--- DATA ROWS ---

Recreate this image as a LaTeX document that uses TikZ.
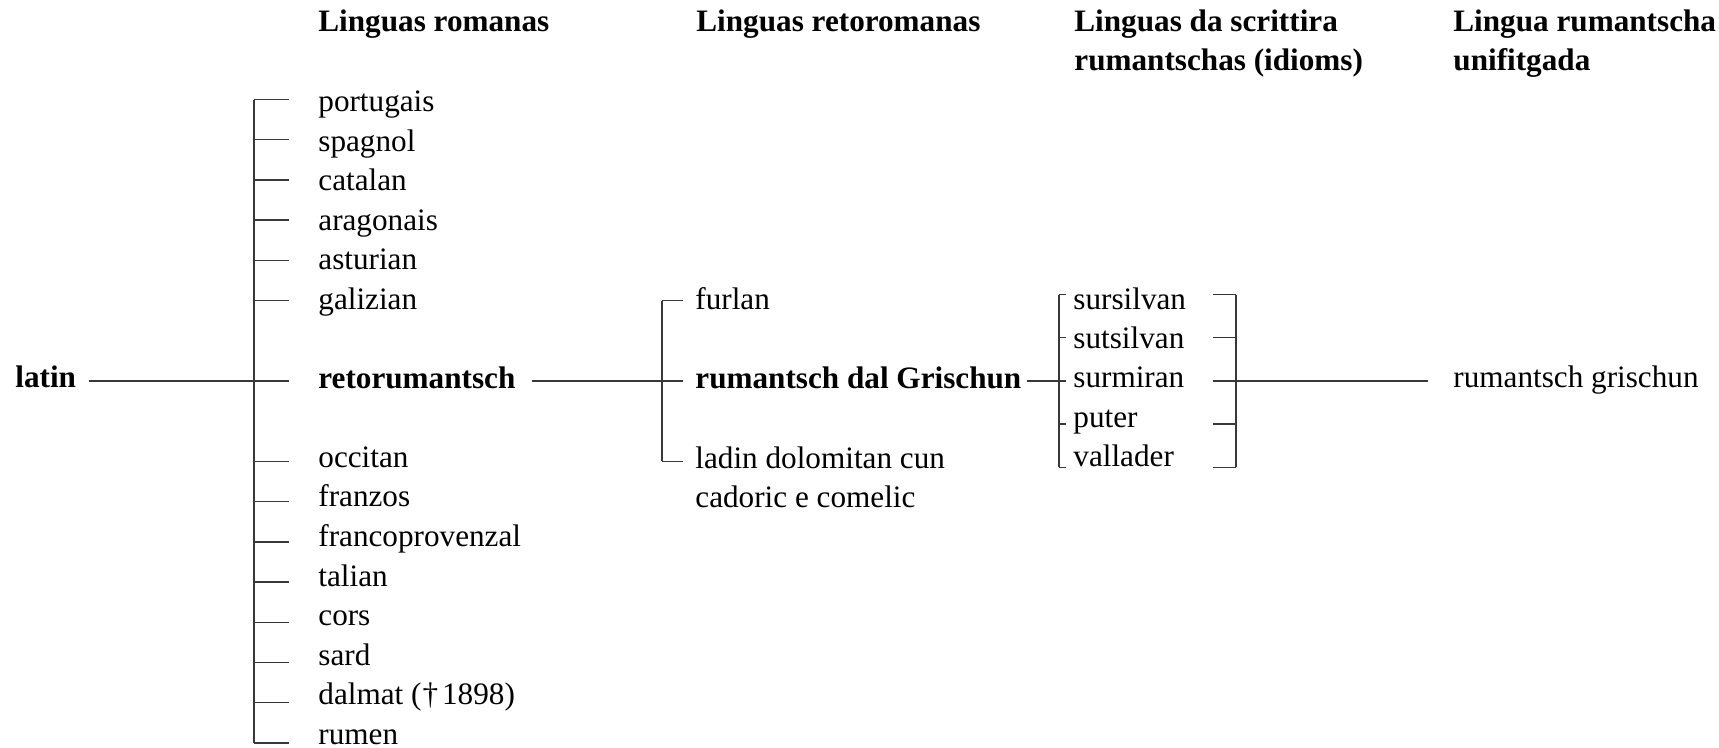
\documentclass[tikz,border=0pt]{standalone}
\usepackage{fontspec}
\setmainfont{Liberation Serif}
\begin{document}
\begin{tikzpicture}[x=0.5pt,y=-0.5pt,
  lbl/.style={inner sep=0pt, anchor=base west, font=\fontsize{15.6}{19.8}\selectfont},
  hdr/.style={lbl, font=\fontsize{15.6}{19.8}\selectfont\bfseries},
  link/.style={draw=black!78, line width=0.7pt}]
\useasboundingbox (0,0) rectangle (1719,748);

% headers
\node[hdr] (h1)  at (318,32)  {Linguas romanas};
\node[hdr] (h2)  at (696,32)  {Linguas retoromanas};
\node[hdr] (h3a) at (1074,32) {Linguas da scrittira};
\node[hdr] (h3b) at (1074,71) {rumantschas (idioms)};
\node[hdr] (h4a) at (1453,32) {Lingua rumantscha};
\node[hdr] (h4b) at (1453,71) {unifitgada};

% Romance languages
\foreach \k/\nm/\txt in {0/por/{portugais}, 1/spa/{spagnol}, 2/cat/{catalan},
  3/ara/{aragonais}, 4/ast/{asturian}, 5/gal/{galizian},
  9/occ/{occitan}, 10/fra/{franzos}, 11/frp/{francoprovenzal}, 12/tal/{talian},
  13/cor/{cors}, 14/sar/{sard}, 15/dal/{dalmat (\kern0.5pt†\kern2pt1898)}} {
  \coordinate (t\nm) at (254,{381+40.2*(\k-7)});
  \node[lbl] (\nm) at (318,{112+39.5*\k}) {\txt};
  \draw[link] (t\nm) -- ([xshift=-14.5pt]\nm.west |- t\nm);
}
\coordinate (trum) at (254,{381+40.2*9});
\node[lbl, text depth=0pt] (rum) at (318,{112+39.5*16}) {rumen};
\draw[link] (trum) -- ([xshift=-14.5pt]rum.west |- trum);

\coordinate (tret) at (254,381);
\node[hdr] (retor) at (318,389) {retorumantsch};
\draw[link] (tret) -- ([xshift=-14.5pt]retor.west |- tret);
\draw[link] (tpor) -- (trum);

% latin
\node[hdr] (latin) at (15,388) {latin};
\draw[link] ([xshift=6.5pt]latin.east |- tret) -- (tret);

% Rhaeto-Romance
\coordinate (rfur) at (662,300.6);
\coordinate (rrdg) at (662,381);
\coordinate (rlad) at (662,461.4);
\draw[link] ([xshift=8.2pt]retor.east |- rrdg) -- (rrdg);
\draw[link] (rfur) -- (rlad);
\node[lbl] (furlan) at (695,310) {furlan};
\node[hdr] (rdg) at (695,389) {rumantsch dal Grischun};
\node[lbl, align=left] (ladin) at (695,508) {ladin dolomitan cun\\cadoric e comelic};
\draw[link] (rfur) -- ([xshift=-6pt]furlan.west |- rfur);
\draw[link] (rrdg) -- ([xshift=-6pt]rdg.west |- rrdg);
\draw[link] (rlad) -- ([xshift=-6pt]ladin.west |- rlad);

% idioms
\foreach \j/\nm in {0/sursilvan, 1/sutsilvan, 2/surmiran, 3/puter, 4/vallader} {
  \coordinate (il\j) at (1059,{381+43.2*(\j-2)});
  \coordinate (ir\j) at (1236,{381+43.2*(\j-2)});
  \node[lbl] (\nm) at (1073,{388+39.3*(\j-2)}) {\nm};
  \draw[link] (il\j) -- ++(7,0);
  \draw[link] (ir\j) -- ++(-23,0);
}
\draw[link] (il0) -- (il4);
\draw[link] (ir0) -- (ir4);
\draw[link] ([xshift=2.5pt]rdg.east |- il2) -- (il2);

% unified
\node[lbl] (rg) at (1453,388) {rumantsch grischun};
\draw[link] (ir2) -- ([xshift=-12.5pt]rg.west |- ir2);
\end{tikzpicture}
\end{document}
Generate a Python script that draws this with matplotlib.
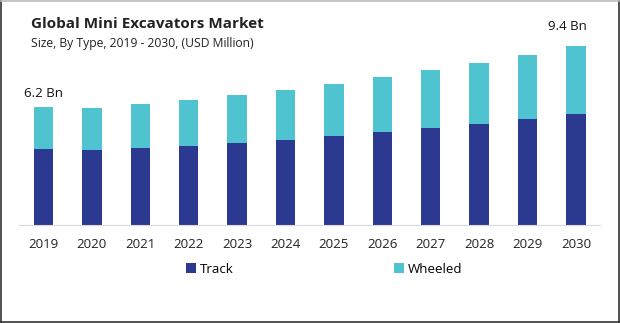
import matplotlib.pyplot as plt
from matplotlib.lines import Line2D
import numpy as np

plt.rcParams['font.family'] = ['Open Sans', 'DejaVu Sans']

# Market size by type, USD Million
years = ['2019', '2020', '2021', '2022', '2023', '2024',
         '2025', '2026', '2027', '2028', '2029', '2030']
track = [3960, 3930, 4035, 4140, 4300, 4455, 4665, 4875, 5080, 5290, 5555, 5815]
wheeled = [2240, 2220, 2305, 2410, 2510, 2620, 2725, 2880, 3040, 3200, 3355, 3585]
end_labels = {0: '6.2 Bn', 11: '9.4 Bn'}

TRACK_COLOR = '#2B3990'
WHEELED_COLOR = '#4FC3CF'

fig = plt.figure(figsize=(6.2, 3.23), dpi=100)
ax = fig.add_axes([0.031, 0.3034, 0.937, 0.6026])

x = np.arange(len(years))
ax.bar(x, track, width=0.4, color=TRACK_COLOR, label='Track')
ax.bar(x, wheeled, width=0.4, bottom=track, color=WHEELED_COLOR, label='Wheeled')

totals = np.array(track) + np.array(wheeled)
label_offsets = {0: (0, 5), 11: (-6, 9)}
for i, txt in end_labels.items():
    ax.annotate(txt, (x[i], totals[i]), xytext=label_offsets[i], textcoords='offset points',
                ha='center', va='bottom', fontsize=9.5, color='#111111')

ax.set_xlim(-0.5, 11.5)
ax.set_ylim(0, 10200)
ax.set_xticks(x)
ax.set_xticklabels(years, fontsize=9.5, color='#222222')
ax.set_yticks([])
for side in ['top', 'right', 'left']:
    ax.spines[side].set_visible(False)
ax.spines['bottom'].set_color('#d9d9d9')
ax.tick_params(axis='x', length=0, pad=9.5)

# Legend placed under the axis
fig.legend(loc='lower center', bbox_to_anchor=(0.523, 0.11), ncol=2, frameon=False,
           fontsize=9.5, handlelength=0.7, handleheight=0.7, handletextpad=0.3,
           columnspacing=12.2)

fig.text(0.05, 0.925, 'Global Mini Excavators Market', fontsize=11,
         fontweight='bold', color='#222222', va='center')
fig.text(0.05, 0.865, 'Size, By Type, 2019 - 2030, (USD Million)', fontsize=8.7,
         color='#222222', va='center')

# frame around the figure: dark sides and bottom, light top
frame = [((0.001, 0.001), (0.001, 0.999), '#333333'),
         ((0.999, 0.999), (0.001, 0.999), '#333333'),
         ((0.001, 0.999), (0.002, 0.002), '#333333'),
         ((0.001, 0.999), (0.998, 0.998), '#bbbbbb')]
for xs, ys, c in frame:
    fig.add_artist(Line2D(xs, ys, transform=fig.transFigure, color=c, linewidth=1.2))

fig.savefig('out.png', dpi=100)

---

**WHAT THE TASK ASKS**: Your job is to reproduce the lines from the one with "Generate a Python" through the one with "bottom=track, color=WHEELED_COLOR, label='Wheeled')", both kept, exactly as they are. Leave out the pictures.

**THE RESPONSE**:
Generate a Python script that draws this with matplotlib.
import matplotlib.pyplot as plt
from matplotlib.lines import Line2D
import numpy as np

plt.rcParams['font.family'] = ['Open Sans', 'DejaVu Sans']

# Market size by type, USD Million
years = ['2019', '2020', '2021', '2022', '2023', '2024',
         '2025', '2026', '2027', '2028', '2029', '2030']
track = [3960, 3930, 4035, 4140, 4300, 4455, 4665, 4875, 5080, 5290, 5555, 5815]
wheeled = [2240, 2220, 2305, 2410, 2510, 2620, 2725, 2880, 3040, 3200, 3355, 3585]
end_labels = {0: '6.2 Bn', 11: '9.4 Bn'}

TRACK_COLOR = '#2B3990'
WHEELED_COLOR = '#4FC3CF'

fig = plt.figure(figsize=(6.2, 3.23), dpi=100)
ax = fig.add_axes([0.031, 0.3034, 0.937, 0.6026])

x = np.arange(len(years))
ax.bar(x, track, width=0.4, color=TRACK_COLOR, label='Track')
ax.bar(x, wheeled, width=0.4, bottom=track, color=WHEELED_COLOR, label='Wheeled')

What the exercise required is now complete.